> **What you have to do**: Copy exactly, and only, the lines between the start of the entries below and the line containing "population = [60, 60, 101, 110, 92, 95, 102]", both inclusive. Omit pictures.

- - - - -

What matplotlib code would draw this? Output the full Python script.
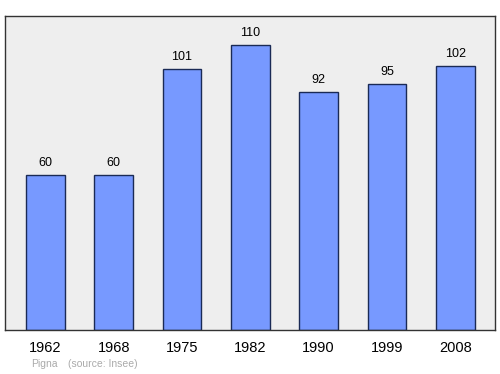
import matplotlib
matplotlib.use('Agg')
import matplotlib.pyplot as plt

years = ['1962', '1968', '1975', '1982', '1990', '1999', '2008']
population = [60, 60, 101, 110, 92, 95, 102]

plt.rcParams['font.family'] = ['Liberation Sans', 'DejaVu Sans']

fig = plt.figure(figsize=(5, 3.74), dpi=100)
ax = fig.add_axes([0.01, 0.1176, 0.98, 0.8396])
ax.set_facecolor('#eeeeee')

x = range(len(years))
ax.bar(x, population, width=0.57, color='#7799ff', edgecolor='#1a2a55', linewidth=1)

for xi, v in zip(x, population):
    ax.annotate(str(v), (xi, v), xytext=(0, 6.5), textcoords='offset points',
                ha='center', va='baseline', fontsize=9)

ax.set_xlim(-0.59, 6.58)
ax.set_ylim(0, 121.4)
ax.set_xticks(list(x))
ax.set_xticklabels(years, fontsize=10.5)
ax.tick_params(axis='x', length=0, pad=8)
ax.set_yticks([])
for s in ax.spines.values():
    s.set_color('#333333')
    s.set_linewidth(1)

fig.text(0.062, 0.019, 'Pigna', fontsize=7.5, color='#aaaaaa')
fig.text(0.136, 0.019, '(source: Insee)', fontsize=7.5, color='#aaaaaa')

fig.savefig('out.png', dpi=100)
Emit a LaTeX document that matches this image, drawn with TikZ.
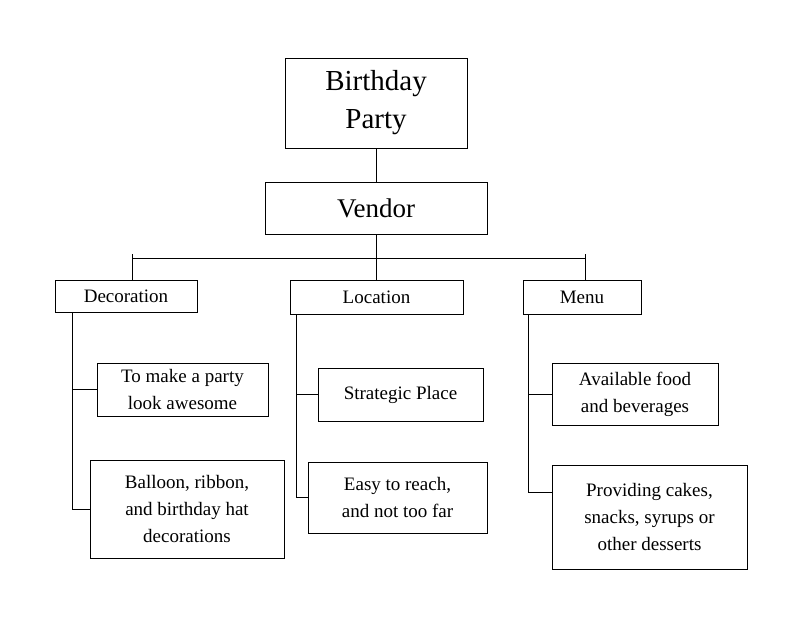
\documentclass[tikz,border=0pt]{standalone}
\usepackage{fontspec}
\setmainfont{Liberation Serif}
\begin{document}
\begin{tikzpicture}[x=1pt,y=-1pt,
  box/.style={draw,line width=0.8pt,inner sep=0pt,align=center,font=\fontsize{19}{27}\selectfont},
  ln/.style={line width=0.8pt}]
\useasboundingbox (0,0) rectangle (800,643);
\node[box,minimum width=182pt,minimum height=90pt,font=\fontsize{29}{38}\selectfont] (bp) at (376,103) {Birthday\\Party};
\node[box,minimum width=222pt,minimum height=52pt,font=\fontsize{27}{32}\selectfont] (ven) at (376,208) {Vendor};
\node[box,minimum width=142pt,minimum height=32pt] (dec) at (126,296) {Decoration};
\node[box,minimum width=173pt,minimum height=34pt] (loc) at (376.5,297) {Location};
\node[box,minimum width=118pt,minimum height=34pt] (men) at (582,297) {Menu};
\node[box,minimum width=171pt,minimum height=53pt] (aw) at (182.5,389.5) {To make a party\\look awesome};
\node[box,minimum width=194pt,minimum height=98pt] (bal) at (187,509) {Balloon, ribbon,\\and birthday hat\\decorations};
\node[box,minimum width=165pt,minimum height=53pt] (sp) at (400.5,394.5) {Strategic Place};
\node[box,minimum width=179pt,minimum height=71pt] (ez) at (397.5,497.5) {Easy to reach,\\and not too far};
\node[box,minimum width=166pt,minimum height=62pt] (av) at (635,394) {Available food\\and beverages};
\node[box,minimum width=195pt,minimum height=104pt] (pr) at (649.5,517) {Providing cakes,\\snacks, syrups or\\other desserts};
\draw[ln] (bp) -- (ven);
\coordinate (bm) at (376,258);
\coordinate (bl) at (132,258);
\coordinate (br) at (585,258);
\draw[ln] (ven) -- (bm);
\draw[ln] (bl) -- (br);
\draw[ln] (bl |- 0,254) -- (bl |- dec.north);
\draw[ln] (bm) -- (bm |- loc.north);
\draw[ln] (br |- 0,254) -- (br |- men.north);
\coordinate (d0) at (72,312);
\draw[ln] (d0) |- (bal.west);
\draw[ln] (d0 |- aw.west) -- (aw.west);
\coordinate (l0) at (296,314);
\draw[ln] (l0) |- (ez.west);
\draw[ln] (l0 |- sp.west) -- (sp.west);
\coordinate (m0) at (528,314);
\draw[ln] (m0) -- (528,492) -- (pr.west |- 0,492);
\draw[ln] (m0 |- av.west) -- (av.west);
\end{tikzpicture}
\end{document}
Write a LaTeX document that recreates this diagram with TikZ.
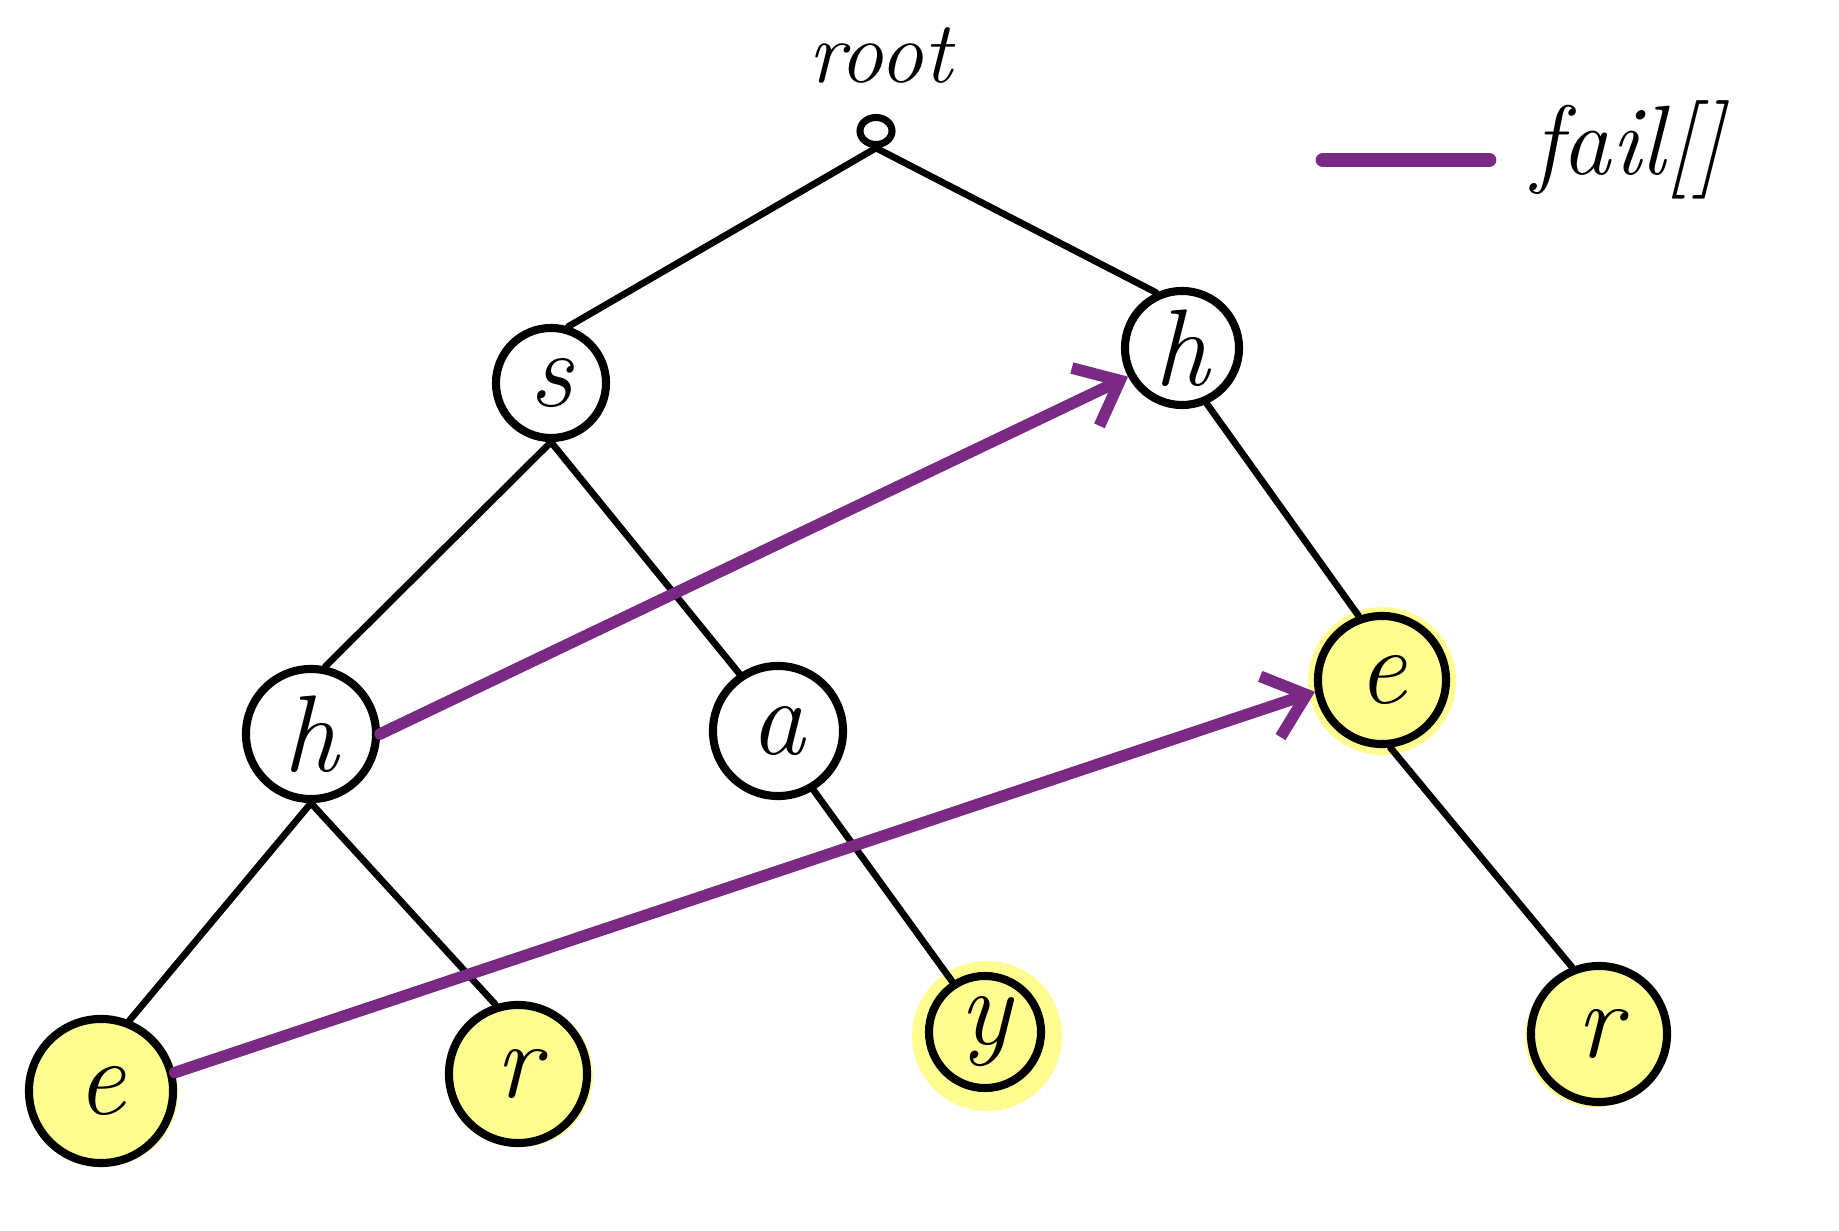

- - - - -

> **Finished answer**:
What matplotlib code would draw this? Output the full Python script.
import matplotlib
matplotlib.use('Agg')
import matplotlib.pyplot as plt

years = ['1962', '1968', '1975', '1982', '1990', '1999', '2008']
population = [60, 60, 101, 110, 92, 95, 102]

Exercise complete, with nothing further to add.